Changing climate demands action
Regarding “Think twice before buying the SUV” (Opinion, Feb. 4), cars and trucks produce nearly 20 percent of our greenhouse gas emissions. That’s the pollution 97 percent of climate scientists say is causing global warming. Scientists also warn it severely threatens our future.
Climate disruption often seems too big and frightening to overcome. But the carbon fee and dividend proposed in the essay is a market based, no-government-growth approach that can rapidly reduce emissions and slow warming while producing jobs. Despite this, on the same page, both the Heartland Institute and Thomas Sowell deny climate change and encourage reckless behavior. It’s time to accept reality. Climate change is serious, it’s here and we must act now.
JEFF JOSLIN, ATLANTA
Things to do if you like to breathe
I grew up in Los Angeles. I remember feeling ill each year when summer approached and smog was at its worst. As part of my nurses’ training, I took a pulmonary function test. The test revealed I had only 50 percent lung function. I’ve never been a smoker, nor did I grow up in a smoking household. The technician explained that it was most likely due to the smog I had lived in my entire life.

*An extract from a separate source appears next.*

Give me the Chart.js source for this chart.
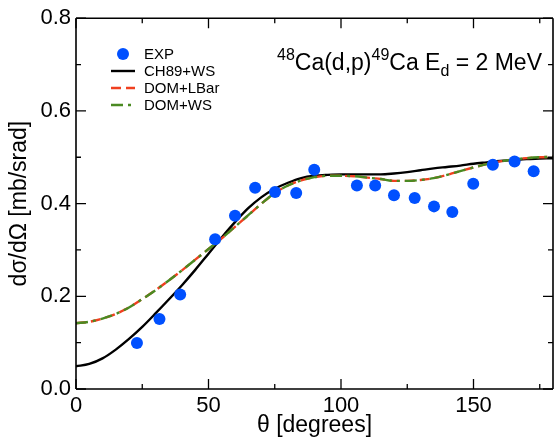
<!DOCTYPE html>
<html>
<head>
<meta charset="utf-8">
<script src="https://cdn.jsdelivr.net/npm/chart.js@4/dist/chart.umd.min.js"></script>
<style>
html,body{margin:0;padding:0;background:#fff;}
#wrap{width:559px;height:440px;position:relative;}
</style>
</head>
<body>
<div id="wrap"><canvas id="xs"></canvas></div>
<script>
/* ===== data ===== */

// measured points (EXP)
const expTheta=[23,31.5,39.3,52.5,60,67.6,75.1,83.1,89.9,106,112.9,120,127.8,135.1,142,149.9,157.3,165.5,172.7];
const expXs=[0.099,0.151,0.204,0.323,0.374,0.434,0.425,0.423,0.473,0.439,0.439,0.418,0.412,0.394,0.382,0.443,0.484,0.491,0.470];

// calculated curves, theta every 5 degrees
const curveTheta=[0,5,10,15,20,25,30,35,40,45,50,55,60,65,70,75,80,85,90,95,100,105,110,115,120,125,130,135,140,145,150,155,160,165,170,175,180];
const ch89ws=[0.049,0.054,0.066,0.085,0.108,0.134,0.163,0.193,0.224,0.257,0.292,0.327,0.360,0.390,0.414,0.432,0.445,0.455,0.460,0.462,0.463,0.463,0.463,0.463,0.465,0.468,0.472,0.476,0.479,0.482,0.486,0.489,0.492,0.494,0.496,0.497,0.498];
const domLBar=[0.142,0.145,0.152,0.162,0.176,0.194,0.213,0.234,0.256,0.279,0.302,0.325,0.350,0.375,0.400,0.423,0.439,0.450,0.457,0.460,0.460,0.459,0.456,0.453,0.449,0.449,0.451,0.455,0.462,0.470,0.478,0.485,0.491,0.495,0.498,0.500,0.501];
const domWS=[0.142,0.145,0.152,0.162,0.176,0.194,0.213,0.234,0.256,0.279,0.302,0.325,0.350,0.375,0.400,0.423,0.439,0.450,0.457,0.460,0.460,0.459,0.456,0.453,0.449,0.449,0.451,0.455,0.462,0.470,0.478,0.485,0.491,0.495,0.498,0.500,0.501];

// axes
const xMajor=[0,50,100,150];
const xMinor=[25,75,125,175];
const yMajor=[0,0.2,0.4,0.6,0.8];
const yMinor=[0.1,0.3,0.5,0.7];

const FONT="'Liberation Sans', Arial, Helvetica, sans-serif";

function pts(xs,ys){return xs.map((x,i)=>({x:x,y:ys[i]}));}

/* ===== frame with inward ticks on all four sides ===== */
const framePlugin={
id:"frame",
afterDatasetsDraw(chart){
const c=chart.ctx,a=chart.chartArea,sx=chart.scales.x,sy=chart.scales.y;
c.save();
c.strokeStyle="#000";
c.lineWidth=1.6;
c.beginPath();
c.moveTo(a.left,a.top);c.lineTo(a.right,a.top);
c.moveTo(a.left,a.bottom);c.lineTo(a.right,a.bottom);
c.moveTo(a.left,a.top);c.lineTo(a.left,a.bottom);
c.moveTo(a.right,a.top);c.lineTo(a.right,a.bottom);
c.stroke();
c.lineWidth=1.3;
c.beginPath();
const tick=(vals,len)=>{
vals.forEach(v=>{
const px=sx.getPixelForValue(v);
c.moveTo(px,a.bottom);c.lineTo(px,a.bottom-len);
c.moveTo(px,a.top);c.lineTo(px,a.top+len);
});
};
const ticky=(vals,len)=>{
vals.forEach(v=>{
const py=sy.getPixelForValue(v);
c.moveTo(a.left,py);c.lineTo(a.left+len,py);
c.moveTo(a.right,py);c.lineTo(a.right-len,py);
});
};
tick(xMajor,10);tick(xMinor,5);
ticky(yMajor,10);ticky(yMinor,5);
c.stroke();
c.restore();
}
};

/* ===== reaction label and legend ===== */
const labelPlugin={
id:"label",
afterDraw(chart){
const c=chart.ctx;
c.save();
c.fillStyle="#000";
c.textBaseline="alphabetic";
let x=277,base=70;
const parts=[["48",16,-10],["Ca(d,p)",23,0],["49",16,-10],["Ca E",23,0],["d",16,6],[" = 2 MeV",23,0]];
parts.forEach(p=>{
c.font=p[1]+"px "+FONT;
c.fillText(p[0],x,base+p[2]);
x+=c.measureText(p[0]).width;
});

// legend
const ds=chart.data.datasets;
c.font="15px "+FONT;
c.textBaseline="middle";
const rows=[54,71,88,105];
ds.forEach((d,i)=>{
const y=rows[i];
if(d.showLine===false){
c.fillStyle=d.backgroundColor;
c.beginPath();c.arc(123,y,6,0,Math.PI*2);c.fill();
}else{
c.strokeStyle=d.borderColor;
c.lineWidth=d.borderWidth;
c.setLineDash(d.borderDash||[]);
c.beginPath();c.moveTo(111,y);c.lineTo(135,y);c.stroke();
c.setLineDash([]);
}
c.fillStyle="#000";
c.fillText(d.label,144,y+1);
});
c.restore();
}
};

new Chart(document.getElementById("xs"),{
type:"scatter",
data:{
datasets:[
{label:"EXP",data:pts(expTheta,expXs),showLine:false,pointRadius:6,pointHoverRadius:6,
backgroundColor:"#0050ff",borderColor:"#0050ff",borderWidth:0,order:0},
{label:"CH89+WS",data:pts(curveTheta,ch89ws),showLine:true,pointRadius:0,borderColor:"#000",
borderWidth:2.4,cubicInterpolationMode:"monotone",order:3},
{label:"DOM+LBar",data:pts(curveTheta,domLBar),showLine:true,pointRadius:0,borderColor:"#f04020",
borderWidth:2.4,borderDash:[10,5],cubicInterpolationMode:"monotone",order:2},
{label:"DOM+WS",data:pts(curveTheta,domWS),showLine:true,pointRadius:0,borderColor:"#4a8a22",
borderWidth:2.4,borderDash:[12,5,3,5],cubicInterpolationMode:"monotone",order:1}
]
},
options:{
responsive:true,
maintainAspectRatio:false,
animation:false,
layout:{padding:{top:16,right:0,left:0,bottom:0}},
plugins:{legend:{display:false},tooltip:{enabled:false}},
scales:{
x:{
type:"linear",min:0,max:180,
afterBuildTicks:s=>{s.ticks=xMajor.map(v=>({value:v}));},
afterFit:s=>{s.height=51;},
grid:{display:false,drawTicks:false},
border:{display:false},
ticks:{color:"#000",font:{family:FONT,size:22},padding:4,maxRotation:0},
title:{display:true,text:"θ [degrees]",color:"#000",font:{family:FONT,size:23,lineHeight:1.2},padding:{top:0,bottom:1}}
},
y:{
min:0,max:0.8,
afterBuildTicks:s=>{s.ticks=yMajor.map(v=>({value:v}));},
afterFit:s=>{s.width=76;},
grid:{display:false,drawTicks:false},
border:{display:false},
ticks:{color:"#000",font:{family:FONT,size:22},padding:5,callback:v=>v.toFixed(1)},
title:{display:true,text:"dσ/dΩ [mb/srad]",color:"#000",font:{family:FONT,size:23,lineHeight:1.2},padding:{top:6,bottom:0}}
}
}
},
plugins:[framePlugin,labelPlugin]
});
</script>
</body>
</html>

I have lived in Atlanta since 1997. In that time, I have seen the fights over expanding MARTA, worsening traffic and sky-high rates of asthma and allergies. We have to get serious about improving our environment. Here’s what I’d like to see us do: Promote expanded public transportation to decrease traffic; promote alternatives to fossil fuels, such as solar and wind power; and place a fee on carbon that will be passed on to each consumer who can then use that money to pay for solar panels, etc. I want to breathe. Don’t you?
DEBRA GREENWOOD, STONE MOUNTAIN
We all must make end-of-life decision
“Let’s discuss Grandma’s care” (Opinion, Feb. 7) argues well for compassionate care for the elderly and for the responsibility of caregivers and society to provide it. As a 70-year-old whose mother died in a nursing home and whose father died in a hospital, I believe we elderly also have a responsibility to accept the inevitability of death and to talk about it with our families.
Grandma needs to discuss her own care while she still can. We elderly also need to think about what we want that care to be. Recognizing when living ends and dying begins is difficult; we will vary in our criteria. Once that threshold is crossed, however, accepting the inevitability of death means accepting the mechanism by which it comes. If it is refusal to eat or infection, there is no obligation to treat. Sometimes, allowing death is the most compassionate thing.